TASK STATEMENT
Search the data below for "this"; list each line that holds it.

RECORDED DATA
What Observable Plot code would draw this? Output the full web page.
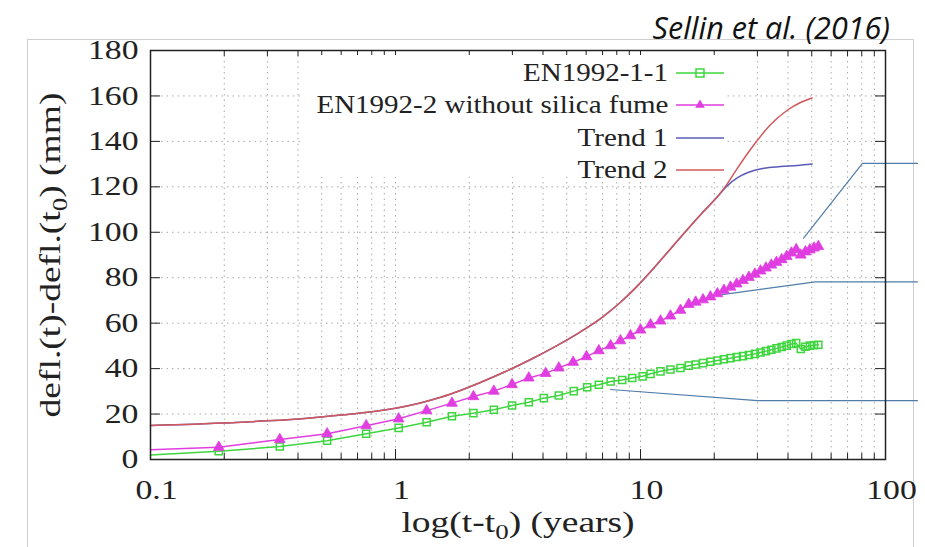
<!DOCTYPE html>
<html><head><meta charset="utf-8">
<script src="https://cdn.jsdelivr.net/npm/d3@7"></script>
<script src="https://cdn.jsdelivr.net/npm/@observablehq/plot@0.6"></script>
<style>
html,body{margin:0;padding:0;background:#fff;}
#wrap{position:relative;width:925px;height:547px;overflow:hidden;background:#fff;}
#frame{position:absolute;left:27px;top:39px;width:887px;height:600px;border:1px solid #cfcfcf;box-sizing:border-box;}
#chart{position:absolute;left:0;top:0;}
#title{position:absolute;right:35px;top:12px;line-height:30px;font-family:"Open Sans",sans-serif;font-style:italic;font-size:30.5px;color:#111;white-space:nowrap;}
#legend{position:absolute;left:300px;top:55px;width:424px;height:122px;background:#fff;}
.row{position:absolute;left:0;width:424px;height:32px;}
.lab{position:absolute;right:56px;top:0;height:32px;line-height:32px;font-family:"Liberation Serif",serif;font-size:25px;color:#222;white-space:nowrap;transform:scaleX(1.16);transform-origin:right center;}
.row svg{position:absolute;left:376px;top:0;}
</style></head>
<body>
<div id="wrap">
  <div id="frame"></div>
  <div id="chart"></div>
  <div id="legend"></div>
  <div id="title">Sellin et al. (2016)</div>
</div>
<script>
// ---- tick values ----
const xMajor = [0.1, 1, 10, 100];
const xMinor = [0.2,0.3,0.4,0.5,0.6,0.7,0.8,0.9,2,3,4,5,6,7,8,9,20,30,40,50,60,70,80,90];
const yTicks = [0,20,40,60,80,100,120,140,160,180];

// ---- series names ----
const seriesNames = ["EN1992-1-1","EN1992-2 without silica fume","Trend 1","Trend 2"];

// ---- EN1992-1-1 (green squares) ----
const enT = [0.1,0.19,0.337,0.526,0.759,1.03,1.34,1.70,2.08,2.52,2.99,3.50,4.03,4.64,5.34,6.06,6.76,7.55,8.42,9.25,10.2,10.99,12.07,13.25,14.56,15.74,
  16.8,18.0,19.3,20.6,21.9,23.3,24.7,26.2,27.7,29.3,30.9,32.5,34.2,35.9,37.7,39.5,41.3,43.2,45.1,47.1,49.1,51.1,53.2];
const enY = [2.0,3.6,5.7,8.3,11.3,13.9,16.4,19.0,20.4,21.9,23.8,25.2,27.0,28.2,30.1,31.8,32.9,34.3,35.0,35.9,36.6,37.7,38.8,39.6,40.3,41.3,
  41.8,42.4,43.0,43.6,44.1,44.6,45.1,45.5,46.0,46.5,47.1,47.7,48.3,48.9,49.5,50.1,50.8,51.2,48.6,49.6,50.1,50.3,50.5];

// ---- EN1992-2 without silica fume (magenta triangles) ----
const sfT = [0.1,0.19,0.337,0.526,0.759,1.03,1.34,1.70,2.08,2.52,2.99,3.50,4.10,4.64,5.31,6.02,6.76,7.55,8.28,9.10,10.0,10.99,12.07,13.25,14.56,15.74,
  16.8,18.0,19.3,20.6,21.9,23.3,24.7,26.2,27.7,29.3,30.9,32.5,34.2,35.9,37.7,39.5,41.3,43.2,45.1,47.1,49.1,51.1,53.2];
const sfY = [4.3,5.4,8.8,11.3,14.9,17.9,21.5,24.8,27.7,30.1,33.0,35.9,37.9,40.3,42.8,45.3,47.9,50.1,52.3,54.5,57.0,59.3,61.0,63.2,65.7,68.3,
  69.3,70.3,71.6,73.0,74.5,75.9,77.3,78.8,80.2,81.6,83.0,84.3,85.6,86.8,88.0,89.4,90.9,92.4,90.0,91.4,92.3,93.1,93.8];

// ---- Trend curves (shared part, then the two tails) ----
const trendT = [0.1,0.15,0.2,0.3,0.45,0.6,0.8,1.0,1.25,1.53,1.85,2.22,2.8,3.56,4.5,5.69,7.0,8.29,9.7,11.3,13.3,15.5,18.0,20.6];
const trendY = [15.0,15.5,16.1,17.0,18.3,19.6,21.0,22.6,24.8,27.4,30.5,33.9,38.6,44.0,49.8,56.2,62.7,69.2,76.3,84.1,92.9,101.1,108.9,115.6];
const trend1TailT = [22.5,25.0,27.3,31.9,37.3,43.6,50.2];
const trend1TailY = [120.3,124.2,126.2,128.2,128.9,129.4,130.0];
const trend2TailT = [22.5,24.8,29.0,33.9,39.7,45.0,50.2];
const trend2TailY = [121.0,128.0,138.4,147.3,153.7,157.1,159.1];

// ---- callout lines (extend to the right of the plot) ----
const call1T = [46.3,80.5,135], call1Y = [97.4,130.3,130.3];
const call2T = [21.5,51.8,135], call2Y = [72.6,78.2,78.2];
const call3T = [7.55,30.0,135], call3Y = [30.8,25.9,25.9];

const zip = (ts, ys) => ts.map((t, i) => ({t, v: ys[i]}));
const en = zip(enT, enY);
const sf = zip(sfT, sfY);
const trend1 = zip(trendT.concat(trend1TailT), trendY.concat(trend1TailY));
const trend2 = zip(trendT.concat(trend2TailT), trendY.concat(trend2TailY));
const calls = [zip(call1T, call1Y), zip(call2T, call2Y), zip(call3T, call3Y)];

const C = {green:"#3ed63e", magenta:"#e03ee0", blue:"#5a5ab8", red:"#d2585c", call:"#4f7dab", grid:"#a8a8a8", ink:"#222"};
const W = 925, H = 547, ML = 150, MR = 40, MT = 50, MB = 88;
const PW = W - ML - MR, PH = H - MT - MB;
const serif = "'Liberation Serif', 'Times New Roman', serif";

const chart = Plot.plot({
  width: W, height: H, marginLeft: ML, marginRight: MR, marginTop: MT, marginBottom: MB,
  style: {background: "transparent", fontFamily: serif, color: C.ink, overflow: "visible"},
  x: {type: "log", domain: [0.1, 100]},
  y: {domain: [0, 180]},
  marks: [
    Plot.ruleY(yTicks.slice(1, -1), {stroke: C.grid, strokeDasharray: "1.5,4", strokeWidth: 1}),
    Plot.ruleX(xMinor.concat([1, 10]), {stroke: C.grid, strokeDasharray: "1.5,4", strokeWidth: 1}),
    // inward ticks
    Plot.ruleX(xMinor, {stroke: C.ink, strokeWidth: 1, insetTop: PH - 6}),
    Plot.ruleX(xMinor, {stroke: C.ink, strokeWidth: 1, insetBottom: PH - 6}),
    Plot.ruleX([1, 10], {stroke: C.ink, strokeWidth: 1, insetTop: PH - 10}),
    Plot.ruleX([1, 10], {stroke: C.ink, strokeWidth: 1, insetBottom: PH - 10}),
    Plot.ruleY(yTicks.slice(1, -1), {stroke: C.ink, strokeWidth: 1, insetRight: PW - 10}),
    Plot.ruleY(yTicks.slice(1, -1), {stroke: C.ink, strokeWidth: 1, insetLeft: PW - 10}),
    Plot.axisX({ticks: xMajor, tickSize: 0, tickPadding: 20, dx: 6, fontSize: 27, fontFamily: serif,
      tickFormat: d => String(d), label: "log(t-t0) (years)", labelAnchor: "center", labelOffset: 72, labelArrow: "none"}),
    Plot.axisY({ticks: yTicks, tickSize: 0, tickPadding: 12, fontSize: 27, fontFamily: serif,
      tickFormat: d => String(d), label: "defl.(t)-defl.(t0) (mm)", labelAnchor: "center", labelOffset: 112, labelArrow: "none"}),
    // callouts
    ...calls.map(c => Plot.line(c, {x: "t", y: "v", stroke: C.call, strokeWidth: 1.2, clip: false})),
    // series
    Plot.line(en, {x: "t", y: "v", stroke: C.green, strokeWidth: 1.5}),
    Plot.dot(en.slice(1), {x: "t", y: "v", symbol: "square", r: 4, stroke: C.green, strokeWidth: 1.5, fill: "none"}),
    Plot.line(sf, {x: "t", y: "v", stroke: C.magenta, strokeWidth: 1.5}),
    Plot.dot(sf.slice(1), {x: "t", y: "v", symbol: "triangle", r: 4, fill: C.magenta, stroke: C.magenta, strokeWidth: 0.8}),
    Plot.line(trend1, {x: "t", y: "v", stroke: C.blue, strokeWidth: 1.5, curve: "monotone-x"}),
    Plot.line(trend2, {x: "t", y: "v", stroke: C.red, strokeWidth: 1.5, curve: "monotone-x"}),
    Plot.frame({stroke: C.ink, strokeWidth: 1.5})
  ]
});
document.getElementById("chart").appendChild(chart);

// subscripts in axis labels
function subLabel(sel, before, after) {
  const t = d3.select(chart).select(sel);
  if (t.empty()) return;
  t.text(null);
  t.append("tspan").text(before);
  t.append("tspan").attr("dy", 7).attr("font-size", "0.72em").text("0");
  t.append("tspan").attr("dy", -7).text(after);
}
subLabel('g[aria-label="x-axis label"] text', "log(t-t", ") (years)");
subLabel('g[aria-label="y-axis label"] text', "defl.(t)-defl.(t", ") (mm)");
d3.select(chart).selectAll('g[aria-label="x-axis label"] text, g[aria-label="y-axis label"] text').attr("font-size", 30);

// widen serif glyphs like the original
const STRETCH = 1.25;
d3.select(chart).selectAll("text").each(function() {
  const w = this.getComputedTextLength();
  if (w > 0) { this.setAttribute("textLength", (w * STRETCH).toFixed(1)); this.setAttribute("lengthAdjust", "spacingAndGlyphs"); }
});

// legend
const legendStyle = [
  {color: C.green, marker: "square"},
  {color: C.magenta, marker: "triangle"},
  {color: C.blue, marker: null},
  {color: C.red, marker: null}
];
const leg = d3.select("#legend");
seriesNames.forEach((name, i) => {
  const row = leg.append("div").attr("class", "row").style("top", (2 + i * 32.3) + "px");
  row.append("span").attr("class", "lab").text(name);
  const s = row.append("svg").attr("width", 50).attr("height", 32);
  const st = legendStyle[i];
  s.append("line").attr("x1", 0).attr("x2", 48).attr("y1", 16).attr("y2", 16).attr("stroke", st.color).attr("stroke-width", 1.5);
  if (st.marker === "square") s.append("rect").attr("x", 20).attr("y", 12).attr("width", 8).attr("height", 8).attr("fill", "none").attr("stroke", st.color).attr("stroke-width", 1.5);
  if (st.marker === "triangle") s.append("path").attr("d", d3.symbol(d3.symbolTriangle, 40)()).attr("transform", "translate(24,16)").attr("fill", st.color);
});
</script>
</body></html>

CORRECT ANSWER
What Observable Plot code would draw this? Output the full web page.
  const w = this.getComputedTextLength();
  if (w > 0) { this.setAttribute("textLength", (w * STRETCH).toFixed(1)); this.setAttribute("lengthAdjust", "spacingAndGlyphs"); }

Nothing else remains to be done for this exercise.